Rashida Tlaib Won’t Visit West Bank
AP Photo/Carolyn Kaster
We ran the numbers:
There are 1051 news articles covering this topic. 39% (410) are left leaning, 42% (440) center, 19% (201) right leaning.
After banning Representatives Ilhan Omar and Rashida Tlaib from visiting on Thursday, Israel has relented slightly and agreed to allow Tlaib to visit her grandmother, who lives in the West Bank. However, Tlaib has decided that she will not make the visit under what she described as “oppressive conditions.” “Silencing me & treating me like a criminal is not what she wants for me,” she wrote on Twitter, referring to her grandmother. “It would kill a piece of me.” Trump tweeted on Friday that Israel had been respectful in allowing Tlaib to visit her grandmother and she had grandstanded in response.
A left-leaning article from the New York Times notes that some Israelis worry that barring members of Congress from the country would jeopardize Israel’s bipartisan support in Washington. The article argues, “by having appeared to knuckle under to Mr. Trump’s pressure, including a tweet saying that allowing the congresswomen into Israel would “show great weakness,” Mr. Netanyahu suddenly looked, in American terms, more like a red-state candidate who might have to swallow an embarrassment or two for the sake of a coveted Trump endorsement.” They also report that Tlaib had asked for permission to visit her grandmother and said that she would not participate in any boycotts against Israel, before changing her mind and deciding not to go.

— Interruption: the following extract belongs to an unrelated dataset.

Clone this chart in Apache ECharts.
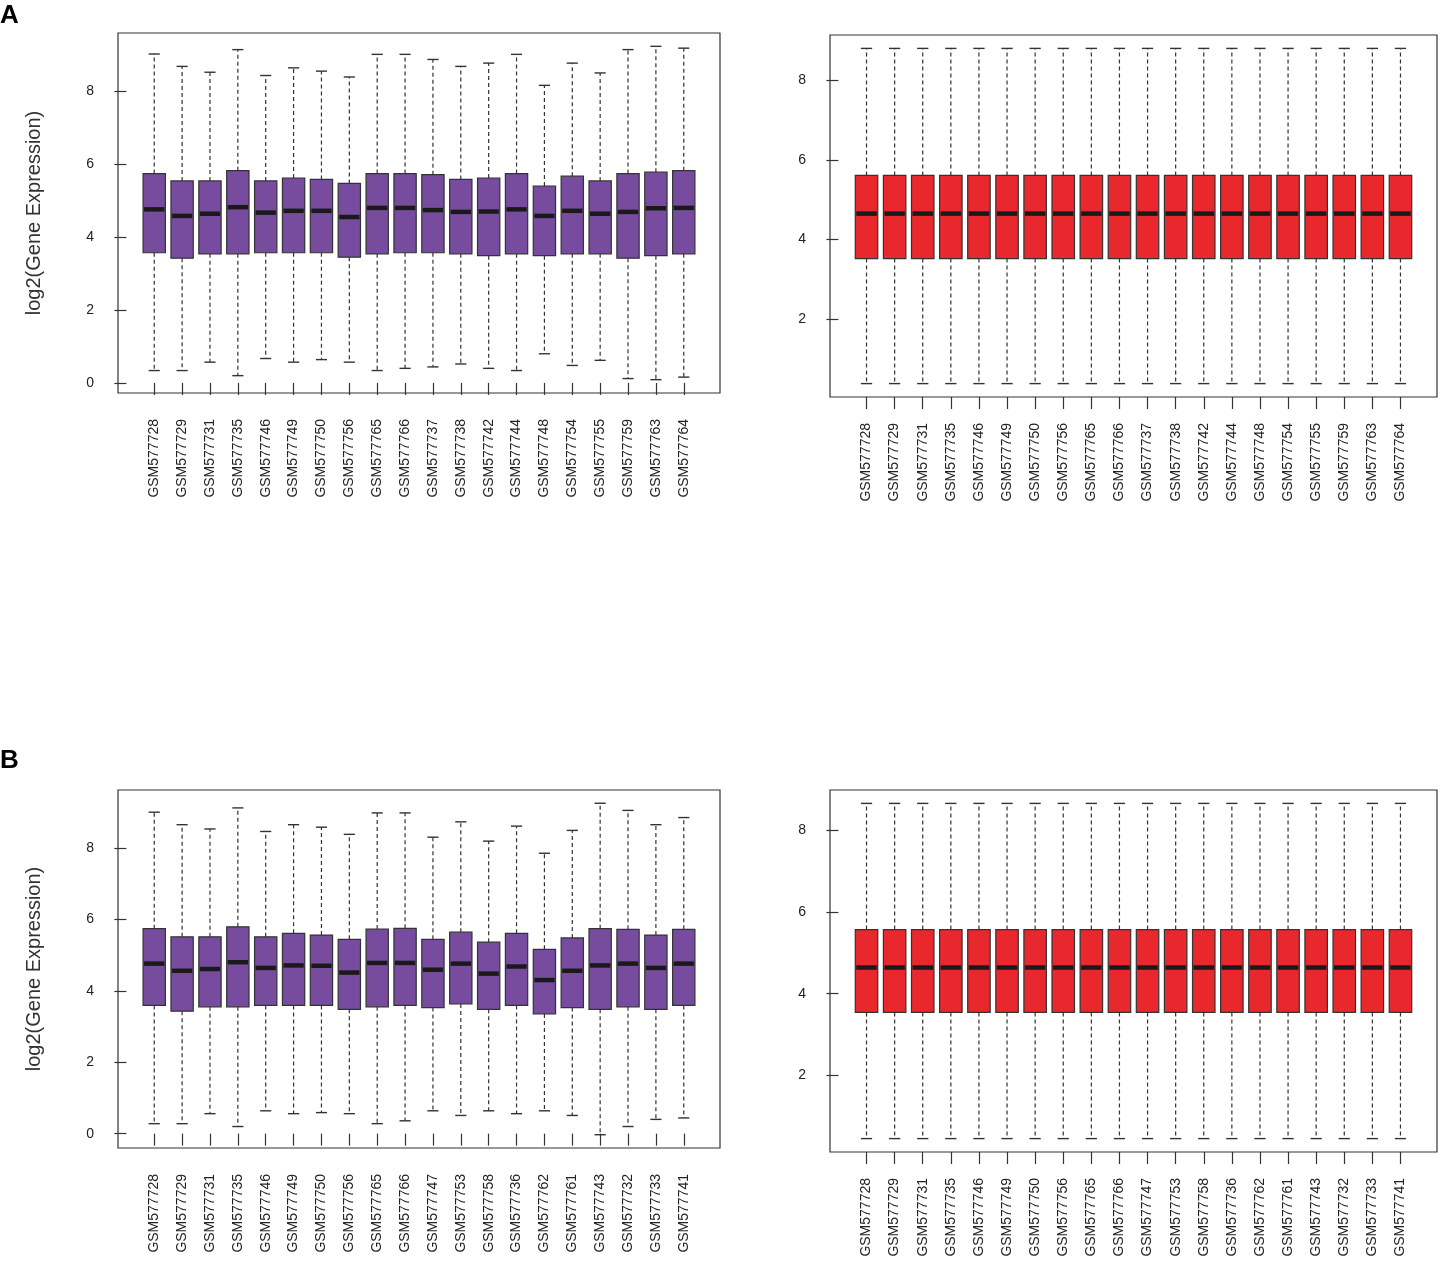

A centrist analysis from Time magazine gives a history of the partisan split in US attitudes toward Israel, noting that Democrats have regularly questioned the United States’ “historically generous” support of Israel. The article concludes, “It is difficult to see this ending well, for either nation.” Coverage from the center varied, but most center on Tlaib’s decision to not visit the West Bank due to Israel’s restrictions.
A Fox News opinion writer argues in a right-leaning article that Israel was right to ban Tlaib and Omar from visiting the country. The writer, Andrew McCarthy, argues that “Israel’s exclusion of Omar and Tlaib makes eminent sense. Since when must a country, particularly one that daily confronts a terrorism challenge the likes of which we have never experienced, roll out the red carpet for aliens who mean it harm and encourage its enemies?” Several right-leaning headlines refer to Tlaib and Omar as anti-Semitic, with one headline from the Spectator calling them “Jew-Haters.”